Choose Your Own Adventure
That was the main title of a paper I was planning to submit to the next meeting of SEM (Society for Ethnomusicology), which will be in Columbus OH this fall. In the end, I went with something different. Here are the various versions I considered before making my final choice:
- Choose Your Own Adventure: Self-Selection, Exclusion and Crowd Control in Parisian Nightclubs
- Self-Selection for Less Rejection: The Management and Self-Management of Crowds in Parisian Nightclubs
- "Sorry, you're not on the list": [subtitle from #1]
In the end, I took the subtitle from #1 and added the French equivalent of #3 (roughly speaking) to get this: "Desolé, c'est pas possible": Self-Selection, Exclusion and Crowd-Design in Parisian Nightclubs. And, in case you're interested, here's the amazingly brief abstract I submitted. For those of you who are not familiar with SEM, they have a very strict 250 word-count limit, which I respect and appreciate, but which can be a real pain in the ass when you have a lot of say. Thankfully, I managed to be very compact this time.
Nightclubs in Paris, as in many other large cities, trade not only on the design of their space and the music that fills it, but also on the clientele that pass through their doors. While the image of nightclub bouncers enforcing exclusive door policies is a common trope, this is not the only nor even the primary means of "designing" a crowd.
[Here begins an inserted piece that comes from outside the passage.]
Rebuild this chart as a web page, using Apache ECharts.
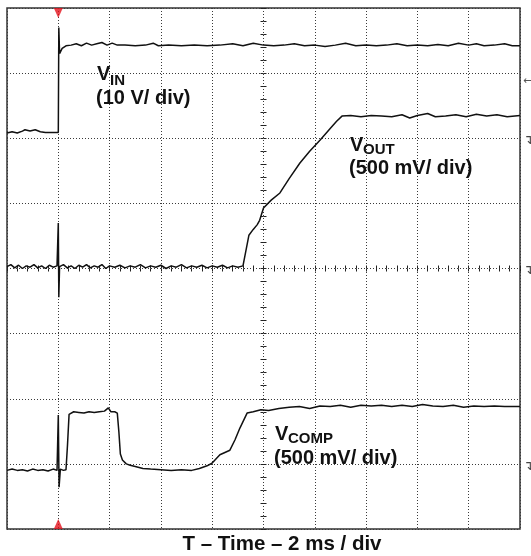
<!DOCTYPE html>
<html><head><meta charset="utf-8">
<script src="https://cdn.jsdelivr.net/npm/echarts@6/dist/echarts.min.js"></script>
<style>html,body{margin:0;padding:0;background:#fff}#c{width:531px;height:556px}</style>
</head><body><div id="c"></div>
<script>
// Time axis: ms (2 ms / div), trigger at 0. Vertical axis: screen divisions (0..8).
const timeMin = -2, timeMax = 18, timeStep = 2;
const divMin = 0, divMax = 8;
const triggerTime = 0;
const groundLevels = [6, 4, 1];
const triggerLevel = 6.87;

const vinData = [[-2,6.08],[-1.8,6.1],[-1.6,6.08],[-1.4,6.11],[-1.3,6.13],[-1.1,6.11],[-0.9,6.13],[-0.7,6.1],[-0.5,6.09],[-0.2,6.09],[0,6.09],
[0.02,7.7],[0.05,7.3],[0.1,7.28],[0.15,7.38],[0.3,7.42],[0.5,7.43],[0.7,7.45],[0.9,7.42],[1.1,7.46],[1.3,7.43],[1.5,7.45],[1.7,7.47],[1.9,7.43],[2.1,7.46],[2.3,7.43],[2.6,7.43],[3.0,7.42],[3.4,7.43],[3.7,7.46],[3.9,7.42],[4.3,7.43],[4.8,7.42],[5.3,7.43],[5.8,7.42],[6.3,7.43],[6.8,7.45],[7.2,7.42],[7.6,7.46],[8.0,7.43],[8.4,7.42],[8.8,7.43],[9.2,7.45],[9.6,7.42],[10.0,7.43],[10.4,7.41],[10.8,7.43],[11.2,7.46],[11.6,7.42],[12.0,7.43],[12.4,7.42],[12.8,7.43],[13.2,7.45],[13.6,7.42],[14.0,7.43],[14.4,7.42],[14.8,7.44],[15.2,7.42],[15.6,7.46],[16.0,7.43],[16.3,7.45],[16.6,7.42],[17.0,7.43],[17.4,7.45],[17.7,7.42],[18,7.42]];

const voutData = [[-2,4.03],[-1.85,4.06],[-1.7,4.01],[-1.55,4.05],[-1.4,4.0],[-1.25,4.04],[-1.1,4.02],[-0.95,4.06],[-0.8,4.01],[-0.65,4.04],[-0.5,4.0],[-0.35,4.05],[-0.2,4.02],[-0.05,4.04],[0,4.7],[0.02,3.56],[0.05,4.03],[0.2,4.06],[0.35,4.01],[0.5,4.04],[0.65,4.0],[0.8,4.05],[0.95,4.02],[1.1,4.06],[1.25,4.01],[1.4,4.04],[1.55,4.02],[1.7,4.06],[1.85,4.0],[2.0,4.04],[2.2,4.02],[2.4,4.05],[2.6,4.01],[2.8,4.04],[3.0,4.02],[3.2,4.06],[3.4,4.01],[3.6,4.04],[3.8,4.02],[4.0,4.05],[4.2,4.0],[4.4,4.04],[4.6,4.02],[4.8,4.06],[5.0,4.01],[5.2,4.04],[5.4,4.02],[5.6,4.05],[5.8,4.01],[6.0,4.04],[6.2,4.02],[6.4,4.05],[6.6,4.01],[6.8,4.04],[7.0,4.02],[7.2,4.04],
[7.43,4.51],[7.6,4.6],[7.75,4.67],[7.85,4.74],[8.0,4.93],[8.3,5.05],[8.64,5.16],[9.0,5.38],[9.42,5.62],[9.8,5.8],[10.2,5.97],[10.6,6.15],[10.85,6.26],[11.06,6.34],
[11.4,6.35],[11.8,6.33],[12.2,6.35],[12.6,6.34],[13.0,6.33],[13.4,6.36],[13.7,6.31],[14.0,6.35],[14.4,6.38],[14.7,6.33],[15.1,6.34],[15.5,6.36],[15.9,6.33],[16.3,6.37],[16.7,6.34],[17.1,6.36],[17.5,6.33],[18,6.35]];

const vcompData = [[-2,0.9],[-1.8,0.92],[-1.6,0.9],[-1.4,0.91],[-1.2,0.89],[-1.0,0.92],[-0.8,0.9],[-0.6,0.91],[-0.4,0.89],[-0.2,0.92],[-0.05,0.9],[0,1.75],[0.03,0.64],[0.08,0.92],[0.2,0.9],[0.3,0.91],[0.36,1.3],[0.42,1.76],[0.6,1.8],[0.8,1.79],[1.0,1.78],[1.2,1.8],[1.4,1.79],[1.6,1.8],[1.8,1.81],[1.95,1.86],[2.05,1.8],[2.2,1.8],[2.3,1.78],[2.36,1.5],[2.42,1.15],[2.5,1.06],[2.65,1.0],[2.8,0.98],[3.0,0.96],[3.3,0.93],[3.6,0.92],[4.0,0.91],[4.4,0.9],[4.8,0.91],[5.2,0.9],[5.5,0.93],[5.8,0.97],[5.99,1.01],[6.3,1.14],[6.69,1.21],[6.89,1.37],[7.08,1.55],[7.36,1.78],[7.6,1.8],[7.9,1.83],[8.2,1.82],[8.6,1.85],[9.0,1.87],[9.4,1.88],[9.8,1.85],[10.2,1.89],[10.6,1.88],[11.0,1.9],[11.4,1.87],[11.8,1.9],[12.2,1.89],[12.6,1.9],[13.0,1.88],[13.4,1.9],[13.8,1.88],[14.2,1.91],[14.6,1.89],[15.0,1.88],[15.4,1.9],[15.8,1.87],[16.2,1.89],[16.6,1.88],[17.0,1.89],[17.4,1.88],[18,1.88]];

const FONT = '"Liberation Sans", Arial, Helvetica, sans-serif';
const chart = echarts.init(document.getElementById('c'), null, {renderer: 'canvas'});
const gridBox = {left: 7, top: 8, right: 11, bottom: 27};
const dotted = {color: '#3a3a3a', width: 1, type: [1, 2]};
const tickAxisCommon = {
  type: 'value', gridIndex: 1, interval: 0.2,
  axisLabel: {show: false}, splitLine: {show: false},
  axisLine: {show: false, onZero: true},
  axisTick: {show: true, length: 3, lineStyle: {color: '#222', width: 1}}
};
const trace = {color: '#111', width: 1.5};

chart.setOption({
  animation: false,
  backgroundColor: '#fff',
  grid: [
    Object.assign({show: true, borderColor: '#333', borderWidth: 1.5, backgroundColor: '#fff'}, gridBox),
    Object.assign({show: false}, gridBox)
  ],
  xAxis: [
    {type: 'value', gridIndex: 0, min: timeMin, max: timeMax, interval: timeStep,
     axisLine: {show: false}, axisTick: {show: false}, axisLabel: {show: false},
     splitLine: {show: true, lineStyle: dotted}},
    Object.assign({}, tickAxisCommon, {min: -5, max: 5, position: 'bottom', axisLine: {show: false, onZero: true, onZeroAxisIndex: 1}, axisTick: Object.assign({}, tickAxisCommon.axisTick, {inside: false})}),
    Object.assign({}, tickAxisCommon, {min: -5, max: 5, position: 'bottom', axisLine: {show: false, onZero: true, onZeroAxisIndex: 1}, axisTick: Object.assign({}, tickAxisCommon.axisTick, {inside: true})})
  ],
  yAxis: [
    {type: 'value', gridIndex: 0, min: divMin, max: divMax, interval: 1,
     axisLine: {show: false}, axisTick: {show: false}, axisLabel: {show: false},
     splitLine: {show: true, lineStyle: dotted}},
    Object.assign({}, tickAxisCommon, {min: -4, max: 4, position: 'left', axisLine: {show: false, onZero: true, onZeroAxisIndex: 1}, axisTick: Object.assign({}, tickAxisCommon.axisTick, {inside: false})}),
    Object.assign({}, tickAxisCommon, {min: -4, max: 4, position: 'left', axisLine: {show: false, onZero: true, onZeroAxisIndex: 1}, axisTick: Object.assign({}, tickAxisCommon.axisTick, {inside: true})})
  ],
  series: [
    {name: 'VIN', type: 'line', xAxisIndex: 0, yAxisIndex: 0, data: vinData, showSymbol: false, lineStyle: trace, itemStyle: {color: '#111'}},
    {name: 'VOUT', type: 'line', xAxisIndex: 0, yAxisIndex: 0, data: voutData, showSymbol: false, lineStyle: trace, itemStyle: {color: '#111'}},
    {name: 'VCOMP', type: 'line', xAxisIndex: 0, yAxisIndex: 0, data: vcompData, showSymbol: false, lineStyle: trace, itemStyle: {color: '#111'}},
    {type: 'scatter', xAxisIndex: 0, yAxisIndex: 0, clip: false, silent: true,
     data: [[triggerTime, divMax]], symbol: 'path://M0,0 L10,0 L5,11 Z', symbolSize: [9, 10], symbolOffset: [0, 5],
     itemStyle: {color: '#e3121c'}},
    {type: 'scatter', xAxisIndex: 0, yAxisIndex: 0, clip: false, silent: true,
     data: [[triggerTime, divMin]], symbol: 'path://M5,0 L10,11 L0,11 Z', symbolSize: [9, 10], symbolOffset: [0, -5],
     itemStyle: {color: '#e3121c'}}
  ]
});

const rx = chart.convertToPixel({xAxisIndex: 0}, timeMax);
const graphics = [];
function txt(x, y, s, size) {
  graphics.push({type: 'text', x: x, y: y, silent: true,
    style: {text: s, fill: '#111', font: 'bold ' + size + 'px ' + FONT, textVerticalAlign: 'top'}});
}
txt(97, 64, 'V', 20); txt(110, 73, 'IN', 15);
txt(96, 88, '(10 V/ div)', 20);
txt(350, 135, 'V', 20); txt(363, 142, 'OUT', 15);
txt(349, 158, '(500 mV/ div)', 20);
txt(275, 424, 'V', 20); txt(288, 431, 'COMP', 15);
txt(274, 448, '(500 mV/ div)', 20);
graphics.push({type: 'text', x: 282, y: 534, silent: true,
  style: {text: 'T \u2013 Time \u2013 2 ms / div', fill: '#111', font: 'bold 20.5px ' + FONT, textAlign: 'center', textVerticalAlign: 'top'}});
graphics.push({type: 'text', x: rx + 3, y: chart.convertToPixel({yAxisIndex: 0}, triggerLevel), silent: true,
  style: {text: '\u2190', fill: '#555', font: '11px "DejaVu Sans"', textVerticalAlign: 'middle'}});
groundLevels.forEach(function (g) {
  graphics.push({type: 'text', x: rx + 3, y: chart.convertToPixel({yAxisIndex: 0}, g) - 4, silent: true,
    style: {text: '\u21B4', fill: '#444', font: '13px "DejaVu Sans"', textVerticalAlign: 'top'}});
});
chart.setOption({graphic: graphics});
</script>
</body></html>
Extending from arguments made by Sarah Thornton in her book, Club Cultures (1995), I will argue that crowd-design begins with a combination of self-selection and selective advertising; while rejection at the door plays an important role in motivating self-selection, the actions of club promoters and potential clubgoers help sublimate techniques of exclusion that often operate on criteria of distinction such as class, wealth, race, ethnicity, gender and sexuality.